As diferentes classes de personagem, desta vez, correspondem a diferentes divisões do teatro da guerra, permitindo, também, um aceno a outras nacionalidades. Nesse ensejo, vale a pena citar que os fã dos rifles sniper, finalmente, poderão fazer bom uso deles, pois muitos dos cenários possuem posições avançadas onde os jogadores poderão se posicionar para assassinar oponentes à distância. Pela primeira vez na franquia, principalmente nos modos que envolvem dominação de terrenos, ter um franco-atirador na equipe será de extrema importância.
Quando se fala em objetivos, ainda, não dá para deixar de citar outra adição, o modo Guerra, que pode ser definido como uma mistura entre a campanha e o multiplayer. Aqui, temos versões simplificadas de alguns dos principais eventos do caminho americano pela Segunda Guerra, como a Operação Cobra e o próprio desembarque na Normandia, com partidas um pouco mais longas e empolgantes que dão significado ao tiroteio que todos nós já conhecemos.
Quem procura diversão rápida, entretanto, pode, como sempre, encontrá-la no Mata-Mata em Equipe ou no modo Zumbis, que apresenta a maluquice e agilidade de sempre. A presença de mais celebridades aqui do que na campanha, com destaque para o escocês maluco interpretado por David Tennant (de “Doctor Who” e “Jessica Jones”), além de mais acenos ao passado de Call of Duty, chamam a atenção.
O modo nem sempre é palatável para os novatos, mas desta vez, a Sledgehammer trabalhou um pouco nesse quesito, deixando os objetivos mais claros e o caminho a seguir um pouco mais direto.
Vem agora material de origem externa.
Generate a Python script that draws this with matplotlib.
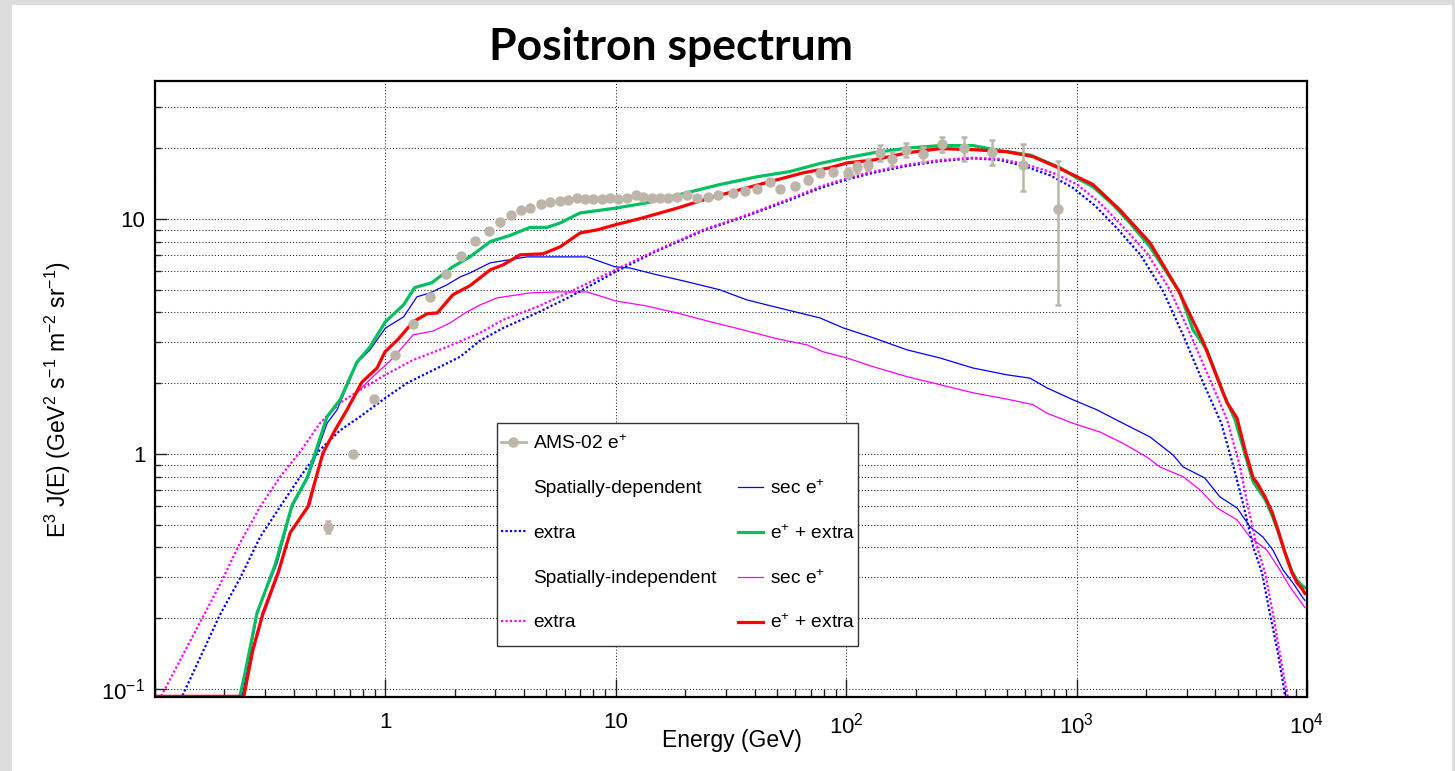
import matplotlib
matplotlib.use('Agg')
import matplotlib.pyplot as plt
from matplotlib.lines import Line2D
from matplotlib.patches import Rectangle
from matplotlib.ticker import FixedLocator, FixedFormatter, LogLocator, NullFormatter

# AMS-02 positron data (E in GeV, E^3 J(E))
ams_e = [0.563, 0.723, 0.893, 1.10, 1.32, 1.56, 1.83, 2.13, 2.45,
         2.82, 3.14, 3.51, 3.88, 4.24, 4.73, 5.2, 5.73, 6.21, 6.79,
         7.35, 7.96, 8.7, 9.44, 10.2, 11.2, 12.2, 13.1, 14.4, 15.6,
         16.9, 18.4, 20.4, 22.5, 25.1, 27.8, 32.3, 36.4, 41.0, 46.7,
         51.6, 60, 68.3, 76.9, 87.7, 102, 111, 124, 140, 158,
         182, 216, 261, 325, 429, 583, 828]
ams_y = [0.489, 1.0, 1.71, 2.64, 3.57, 4.66, 5.83, 6.96, 8.06,
         8.89, 9.7, 10.4, 10.9, 11.1, 11.6, 11.85, 11.9, 12.05, 12.3,
         12.2, 12.2, 12.2, 12.3, 12.2, 12.3, 12.6, 12.4, 12.3, 12.3,
         12.3, 12.4, 12.6, 12.3, 12.4, 12.6, 12.9, 13.2, 13.4, 14.4,
         13.4, 13.8, 14.7, 15.7, 15.9, 15.7, 16.6, 17.0, 19.1, 18.0,
         19.7, 18.9, 20.8, 20.0, 19.3, 17.0, 11.0]
ams_err = [0.03, 0.02, 0.03, 0.04, 0.05, 0.06, 0.07, 0.08, 0.09,
           0.1, 0.1, 0.1, 0.1, 0.1, 0.1, 0.1, 0.1, 0.1, 0.1,
           0.1, 0.1, 0.1, 0.1, 0.1, 0.1, 0.1, 0.1, 0.12, 0.12,
           0.13, 0.14, 0.15, 0.16, 0.18, 0.2, 0.22, 0.25, 0.28, 0.32,
           0.36, 0.4, 0.45, 0.52, 0.6, 0.8, 0.9, 0.9, 1.5, 1.2,
           1.3, 1.4, 1.55, 2.3, 2.3, 3.85, 6.7]

# spatially-dependent model
sd_sec_e = [0.237, 0.251, 0.28, 0.339, 0.394, 0.461, 0.558, 0.617, 0.753, 0.857,
            1.0, 1.2, 1.37, 1.56, 1.85, 2.11, 2.33, 2.85, 4.12, 7.5,
            9.93, 11.5, 15.1, 20.4, 28.3, 37.1, 55.3, 76.9, 96.8, 131,
            184, 255, 355, 499, 628, 743, 964, 1225, 1589, 2084,
            2620, 2900, 3600, 4190, 4970, 5660, 6440, 7110, 7870, 8700,
            9600, 9800]
sd_sec_y = [0.09, 0.12, 0.217, 0.343, 0.596, 0.79, 1.35, 1.54, 2.44, 2.77,
            3.43, 3.83, 4.66, 4.84, 5.24, 5.66, 5.89, 6.5, 6.89, 6.89,
            6.25, 6.18, 5.78, 5.40, 4.99, 4.52, 4.1, 3.79, 3.44, 3.12,
            2.77, 2.56, 2.32, 2.17, 2.10, 1.91, 1.70, 1.54, 1.35, 1.18,
            0.99, 0.88, 0.79, 0.656, 0.589, 0.489, 0.443, 0.39, 0.321, 0.282,
            0.244, 0.238]

sd_extra_e = [0.12, 0.191, 0.234, 0.286, 0.349, 0.426, 0.52, 0.636, 0.776, 1.0,
              1.24, 1.61, 2.11, 2.57, 3.24, 4.55, 6.32, 9.93, 14.5, 23.9,
              37.1, 55.3, 76.9, 100.7, 131, 184, 255, 355, 465, 600,
              770, 960, 1200, 1500, 1900, 2380, 2900, 3550, 4250, 4800,
              5270, 5840, 6380, 6900, 7480, 7870, 8100]
sd_extra_y = [0.077, 0.206, 0.296, 0.443, 0.596, 0.798, 1.04, 1.26, 1.44, 1.73,
              2.0, 2.27, 2.59, 3.03, 3.43, 3.98, 4.66, 5.94, 7.17, 8.9,
              10.3, 11.9, 13.5, 14.7, 15.7, 16.8, 17.6, 18.1, 17.8, 16.7,
              15.3, 13.6, 11.4, 9.1, 7.0, 4.9, 3.2, 2.0, 1.35, 0.88,
              0.618, 0.402, 0.312, 0.21, 0.142, 0.106, 0.088]

sd_tot_e = [0.232, 0.246, 0.277, 0.332, 0.394, 0.457, 0.558, 0.636, 0.753, 0.857,
            1.0, 1.197, 1.34, 1.59, 1.96, 2.33, 2.85, 3.47, 4.24, 5.03,
            5.73, 7.0, 9.93, 13.6, 19.0, 28.3, 41.0, 57.0, 76.9, 100.7,
            131, 183, 255, 355, 465, 628, 847, 1005, 1178, 1439,
            1706, 2084, 2467, 2810, 3200, 3680, 4320, 4870, 5380, 5840,
            6580, 7050, 7480, 8030, 8610, 9050, 9510, 9800]
sd_tot_y = [0.09, 0.117, 0.21, 0.337, 0.607, 0.79, 1.44, 1.70, 2.46, 2.85,
            3.65, 4.3, 5.1, 5.35, 6.25, 6.9, 8.0, 8.5, 9.2, 9.2,
            9.6, 10.6, 11.1, 11.7, 12.7, 14.0, 15.1, 15.9, 17.2, 18.2,
            19.1, 20.0, 20.5, 20.5, 19.5, 18.7, 16.5, 14.9, 13.7, 11.5,
            9.6, 7.6, 5.9, 4.84, 3.37, 2.77, 1.82, 1.40, 1.0, 0.76,
            0.64, 0.55, 0.47, 0.38, 0.315, 0.29, 0.275, 0.27]

# spatially-independent model
si_sec_e = [0.1, 0.243, 0.266, 0.294, 0.349, 0.386, 0.471, 0.52, 0.575, 0.655,
            0.753, 0.883, 1.08, 1.32, 1.61, 1.91, 2.26, 2.57, 3.05, 4.24,
            5.56, 7.5, 9.93, 13.6, 18.4, 25.7, 35.7, 50.1, 67.6, 79.3,
            100.7, 131, 184, 255, 355, 499, 647, 743, 964, 1262,
            1589, 2018, 2300, 2900, 3430, 4070, 4970, 5660, 6700, 7620,
            8430, 9600, 9800]
si_sec_y = [0.093, 0.093, 0.142, 0.202, 0.321, 0.462, 0.607, 0.916, 1.15, 1.44,
            1.82, 2.13, 2.56, 3.21, 3.33, 3.61, 4.02, 4.3, 4.61, 4.84,
            4.89, 4.89, 4.48, 4.26, 3.98, 3.65, 3.37, 3.09, 2.91, 2.72,
            2.56, 2.35, 2.13, 1.97, 1.82, 1.71, 1.62, 1.49, 1.35, 1.24,
            1.11, 0.97, 0.88, 0.80, 0.703, 0.589, 0.524, 0.443, 0.39, 0.321,
            0.272, 0.228, 0.222]

si_extra_e = [0.1, 0.191, 0.234, 0.286, 0.349, 0.426, 0.52, 0.636, 0.776, 1.0,
              1.32, 1.85, 2.57, 3.24, 4.55, 6.32, 9.93, 14.5, 23.9, 37.1,
              55.3, 76.9, 100.7, 131, 184, 255, 355, 465, 610, 791,
              1005, 1262, 1589, 2018, 2540, 3100, 3790, 4500, 5120, 5500,
              6070, 6580, 7110, 7620, 8030, 8300]
si_extra_y = [0.083, 0.277, 0.418, 0.596, 0.798, 1.02, 1.35, 1.65, 1.87, 2.17,
              2.51, 2.85, 3.27, 3.72, 4.22, 4.89, 6.07, 7.24, 8.98, 10.4,
              12.05, 13.7, 14.9, 15.9, 17.0, 17.8, 18.2, 18.0, 17.0, 15.7,
              14.0, 11.7, 9.25, 7.17, 4.99, 3.27, 2.07, 1.40, 0.88, 0.618,
              0.402, 0.312, 0.21, 0.142, 0.106, 0.09]

si_tot_e = [0.1, 0.243, 0.266, 0.294, 0.342, 0.386, 0.461, 0.536, 0.604, 0.681,
            0.791, 0.92, 0.996, 1.13, 1.32, 1.52, 1.68, 1.96, 2.33, 2.85,
            3.24, 3.84, 4.83, 5.73, 7.0, 8.3, 9.93, 13.1, 18.4, 25.7,
            33.6, 46.7, 65, 85, 100.7, 131, 184, 255, 355, 499,
            647, 822, 1005, 1178, 1543, 2084, 2755, 3540, 4500, 4970,
            5380, 5840, 6070, 6580, 7050, 7480, 8030, 8610, 9050, 9510,
            9800]
si_tot_y = [0.093, 0.093, 0.147, 0.21, 0.312, 0.462, 0.596, 1.01, 1.26, 1.54,
            2.02, 2.32, 2.72, 3.06, 3.65, 3.95, 3.98, 4.75, 5.2, 6.07,
            6.37, 7.03, 7.1, 7.6, 8.71, 8.98, 9.43, 10.1, 11.1, 12.3,
            13.2, 14.4, 15.7, 16.5, 17.3, 17.8, 19.1, 19.9, 19.7, 19.3,
            18.4, 16.6, 15.1, 14.0, 10.9, 7.9, 4.99, 3.0, 1.65, 1.42,
            1.04, 0.79, 0.753, 0.656, 0.566, 0.475, 0.379, 0.312, 0.283, 0.267,
            0.255]

x_ticks = [0.1, 1, 10, 100, 1000, 10000]
x_ticklabels = ['', '1', '10', '$10^{2}$', '$10^{3}$', '$10^{4}$']
y_ticks = [0.1, 1, 10]
y_ticklabels = ['$10^{-1}$', '1', '10']

ams_col = '#bdb5aa'
green = '#00c060'
W, H = 1455, 771

plt.rcParams['font.family'] = ['Liberation Sans', 'DejaVu Sans']
plt.rcParams['mathtext.fontset'] = 'custom'
plt.rcParams['mathtext.rm'] = 'Liberation Sans'
plt.rcParams['mathtext.it'] = 'Liberation Sans:italic'
plt.rcParams['mathtext.bf'] = 'Liberation Sans:bold'

fig = plt.figure(figsize=(W / 100, H / 100), dpi=100, facecolor='#dddddd')
fig.patches.append(Rectangle((12 / W, 0), 1440 / W, 766 / H, transform=fig.transFigure,
                             facecolor='white', edgecolor='none', zorder=-10))

ax = fig.add_axes([155 / W, 1 - 697 / H, (1307 - 155) / W, (697 - 81) / H])
ax.set_xscale('log')
ax.set_yscale('log')

dot = (0, (1, 1))
l_sd_sec, = ax.plot(sd_sec_e, sd_sec_y, color='blue', lw=0.9)
l_si_sec, = ax.plot(si_sec_e, si_sec_y, color='#ff00ff', lw=0.9)
l_sd_extra, = ax.plot(sd_extra_e, sd_extra_y, color='blue', lw=1.6, ls=dot)
l_si_extra, = ax.plot(si_extra_e, si_extra_y, color='#ff00ff', lw=1.6, ls=dot)
l_sd_tot, = ax.plot(sd_tot_e, sd_tot_y, color=green, lw=2.3)
l_si_tot, = ax.plot(si_tot_e, si_tot_y, color='red', lw=2.3)
ax.errorbar(ams_e, ams_y, yerr=ams_err, fmt='o', color=ams_col, ms=6.5,
            elinewidth=1.8, capsize=2.5, capthick=1.8, zorder=3)

ax.set_xlim(0.1, 1e4)
ax.set_ylim(0.0924, 38.6)

ax.xaxis.set_major_locator(FixedLocator(x_ticks))
ax.xaxis.set_major_formatter(FixedFormatter(x_ticklabels))
ax.xaxis.set_minor_locator(LogLocator(base=10, subs=range(2, 10), numticks=20))
ax.xaxis.set_minor_formatter(NullFormatter())
ax.yaxis.set_major_locator(FixedLocator(y_ticks))
ax.yaxis.set_major_formatter(FixedFormatter(y_ticklabels))
ax.yaxis.set_minor_locator(LogLocator(base=10, subs=range(2, 10), numticks=20))
ax.yaxis.set_minor_formatter(NullFormatter())

ax.tick_params(which='both', direction='in', top=False, right=False,
               width=1, color='#222222', labelsize=16)
ax.tick_params(axis='x', which='major', length=13, pad=11)
ax.tick_params(axis='x', which='minor', length=5.8)
ax.tick_params(axis='y', which='major', length=8.6, pad=7)
ax.tick_params(axis='y', which='minor', length=4.5)

gstyle = dict(color='#222222', lw=0.75, ls=(0, (1, 2)))
ax.grid(True, axis='x', which='major', **gstyle)
ax.grid(True, axis='y', which='both', **gstyle)
for s in ax.spines.values():
    s.set_linewidth(1.6)
    s.set_color('black')

# legend box, then the two columns of entries inside it
ax.add_patch(Rectangle((497 / W, 1 - 646 / H), (858 - 497) / W, (646 - 423) / H,
                       transform=fig.transFigure, facecolor='white', edgecolor='#333333',
                       lw=1.0, zorder=4.9, clip_on=False))
ams_h = Line2D([], [], color=ams_col, marker='o', ms=6.5, lw=2)
blank = Line2D([], [], ls='none')
leg_opts = dict(loc='upper left', bbox_transform=fig.transFigure, fontsize=13.8,
                frameon=False, borderpad=0, handlelength=1.3, handletextpad=0.37,
                borderaxespad=0)
leg1 = ax.legend([ams_h, blank, l_sd_extra, blank, l_si_extra],
                 ['AMS-02 e$^{+}$', 'Spatially-dependent', 'extra',
                  'Spatially-independent', 'extra'],
                 bbox_to_anchor=(501 / W, 1 - 434 / H), labelspacing=1.42, **leg_opts)
ax.add_artist(leg1)
ax.legend([l_sd_sec, l_sd_tot, l_si_sec, l_si_tot],
          ['sec e$^{+}$', 'e$^{+}$ + extra', 'sec e$^{+}$', 'e$^{+}$ + extra'],
          bbox_to_anchor=(738 / W, 1 - 479.5 / H), labelspacing=1.36, **leg_opts)

fig.text(671 / W, 1 - 60 / H, 'Positron spectrum', ha='center', va='baseline',
         fontsize=32, fontweight='bold', family='Lato')
fig.text(732 / W, 1 - 741 / H, 'Energy (GeV)', ha='center', va='center', fontsize=16.5)
fig.text(58 / W, 1 - 400 / H, 'E$^{3}$ J(E) (GeV$^{2}$ s$^{-1}$ m$^{-2}$ sr$^{-1}$)',
         rotation=90, ha='center', va='center', fontsize=16.5)

fig.savefig('out.png', dpi=100, facecolor=fig.get_facecolor())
Ainda assim, como em todo game cooperativo, dependemos de parceiros que saibam minimamente o que estão fazendo para que a experiência não deixe de ser interessante para se tornar uma chatice.
O resultado de tudo isso acaba sendo uma experiência daquelas feita sob medida para atrair de volta quem não gostou do tom futurista dos últimos games da franquia, mas ao mesmo tempo, tenta não deixar de fora os fãs mais recentes. A linha, entretanto, é clara – Call of Duty: WWII parece ser mais dedicado aos veteranos desta guerra.
Sendo assim, é o título que todo mundo queria? Não necessariamente – falta o charme do passado e, acima de tudo, os personagens icônicos, que deixaram sua marca na franquia mesmo estando inseridos em uma campanha que é considerada tradicionalmente fraca. A ambientação aqui é incrível, mas faltou um pouco de alma dentro desse corpo tão bem construído.
Call of Duty: WWII também não pode ser considerado como um sinal de que, daqui em diante, tudo vai ser diferente. O game anterior da desenvolvedora Sledgehammer, Advances Warfare, foi o último foco de luz antes de dois anos de escuridão futurística e jogos bem abaixo da média. E, novamente, estamos diante de dois títulos pelas mãos dos mesmos responsáveis por isso pelos próximos anos.
A sorte está lançada e, agora, a esperança é que o feedback dos fãs, e principalmente, o voto com a carteira demonstrado agora, sirva para uma retomada real.
O jogo foi analisado no PlayStation 4, em cópia cedida pela Activision.